[Begin GIVEN MATERIAL]

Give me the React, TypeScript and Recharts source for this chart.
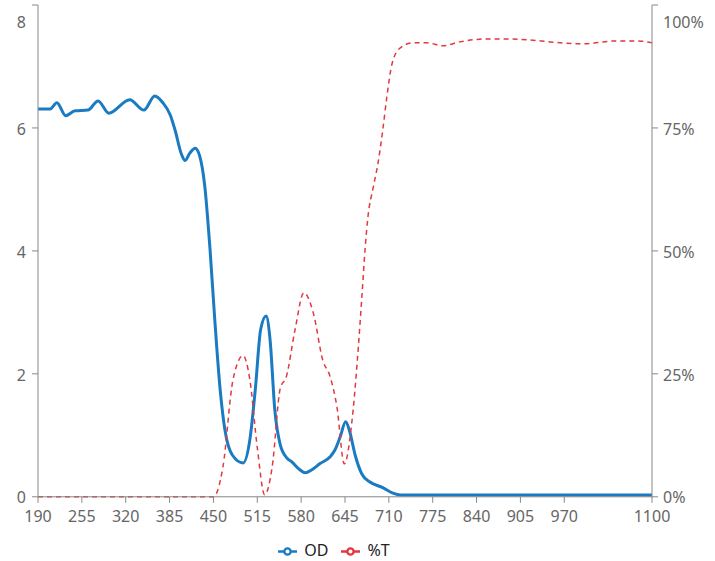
import { LineChart, Line, XAxis, YAxis, Legend } from 'recharts';

const xTicks = [190, 255, 320, 385, 450, 515, 580, 645, 710, 775, 840, 905, 970, 1100];
const odTicks = [0, 2, 4, 6, 8];
const tTicks = [0, 25, 50, 75, 100];

// OD curve (left axis)
const odWavelengths = [
  190, 208, 218, 231, 245, 264, 279, 295, 326, 347, 363, 375, 386, 393, 403, 408, 415, 423, 430,
  437, 445, 452, 460, 467, 478, 494, 504, 512, 520, 528, 534, 541, 549, 559, 566, 578, 586, 596,
  608, 623, 630, 638, 646, 652, 660, 670, 682, 701, 716, 727, 800, 900, 1000, 1100,
];
const odValues = [
  6.31, 6.31, 6.41, 6.2, 6.28, 6.29, 6.44, 6.24, 6.46, 6.29, 6.52, 6.41, 6.21, 5.97, 5.56, 5.47, 5.59, 5.67, 5.53,
  5.07, 4.02, 2.88, 1.74, 1.09, 0.68, 0.55, 0.93, 1.74, 2.72, 2.94, 2.55, 1.41, 0.85, 0.63, 0.57, 0.44, 0.39, 0.44,
  0.54, 0.65, 0.76, 0.98, 1.22, 1.06, 0.68, 0.37, 0.24, 0.15, 0.06, 0.03, 0.03, 0.03, 0.03, 0.03,
];

// transmission curve (right axis, %)
const tWavelengths = [
  190, 300, 400, 450, 464, 479, 494, 504, 515, 526, 537, 549, 558, 571, 584, 598, 612, 623, 633,
  644, 655, 663, 670, 675, 679, 687, 694, 701, 707, 715, 727, 746, 767, 790, 815, 855, 885, 919,
  949, 998, 1048, 1078, 1100,
];
const tValues = [
  0, 0, 0, 0, 6, 23.8, 28.7, 23.8, 10, 0.4, 6, 22, 24.4, 34, 41.5, 37.4, 27.8, 24.4, 18.3,
  6.7, 15, 27.2, 40.7, 50.8, 56.9, 63, 67.9, 74.6, 81.3, 88.2, 91.3, 92.3, 92.3, 91.7, 92.5, 93.1, 93.1, 92.9,
  92.5, 92.1, 92.7, 92.7, 92.3,
];

const odData = odWavelengths.map((wl, i) => ({ wl, od: odValues[i] }));
const tData = tWavelengths.map((wl, i) => ({ wl, t: tValues[i] }));

const tickColor = '#666';
const axisColor = '#888';

const LeftTick = (props: any) => {
  const { x, y, payload } = props;
  const shift = payload.value === 8 ? 13 : 1;
  return (
    <text x={x} y={y + shift} dy="0.355em" textAnchor="end" fill={tickColor} fontSize={16}>
      {payload.value}
    </text>
  );
};

const RightTick = (props: any) => {
  const { x, y, payload } = props;
  const shift = payload.value === 100 ? 13 : 1;
  return (
    <text x={x} y={y + shift} dy="0.355em" textAnchor="start" fill={tickColor} fontSize={16}>
      {payload.value}%
    </text>
  );
};

export default function App() {
  return (
    <div style={{ position: 'absolute', left: 0, top: 0, fontFamily: '"Noto Sans", sans-serif' }}>
      <LineChart width={715} height={561} margin={{ top: 5, right: 0, left: 0, bottom: 0 }}>
        <XAxis
          dataKey="wl"
          type="number"
          domain={[190, 1100]}
          ticks={xTicks}
          interval={0}
          allowDuplicatedCategory={false}
          stroke={axisColor}
          tickSize={6}
          tickMargin={8}
          height={42}
          tick={{ fill: tickColor, fontSize: 16 }}
        />
        <YAxis
          yAxisId="od"
          domain={[0, 8]}
          ticks={odTicks}
          width={38}
          stroke={axisColor}
          tickSize={6}
          tickMargin={6}
          tick={<LeftTick />}
        />
        <YAxis
          yAxisId="t"
          orientation="right"
          domain={[0, 100]}
          ticks={tTicks}
          width={63}
          stroke={axisColor}
          tickSize={6}
          tickMargin={5}
          tick={<RightTick />}
        />
        <Legend
          verticalAlign="bottom"
          iconSize={19}
          itemSorter="dataKey"
          wrapperStyle={{ left: -17 }}
          formatter={(value: string) => (
            <span style={{ color: '#222', fontSize: 16, marginLeft: 3, marginRight: 3 }}>{value}</span>
          )}
        />
        <Line
          yAxisId="od"
          data={odData}
          dataKey="od"
          name="OD"
          type="monotone"
          stroke="#1b7bc2"
          strokeWidth={3}
          dot={false}
          isAnimationActive={false}
        />
        <Line
          yAxisId="t"
          data={tData}
          dataKey="t"
          name="%T"
          type="monotone"
          stroke="#e0393f"
          strokeWidth={1.5}
          strokeDasharray="5 4"
          dot={false}
          isAnimationActive={false}
        />
      </LineChart>
    </div>
  );
}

[End GIVEN MATERIAL]

WHAT IS REQUIRED
Restate exactly, please, only the lines between the start of the data and the line containing "const tTicks = [0, 25, 50, 75, 100];", both ends included, skipping the pictures.

SOLUTION BELOW
Give me the React, TypeScript and Recharts source for this chart.
import { LineChart, Line, XAxis, YAxis, Legend } from 'recharts';

const xTicks = [190, 255, 320, 385, 450, 515, 580, 645, 710, 775, 840, 905, 970, 1100];
const odTicks = [0, 2, 4, 6, 8];
const tTicks = [0, 25, 50, 75, 100];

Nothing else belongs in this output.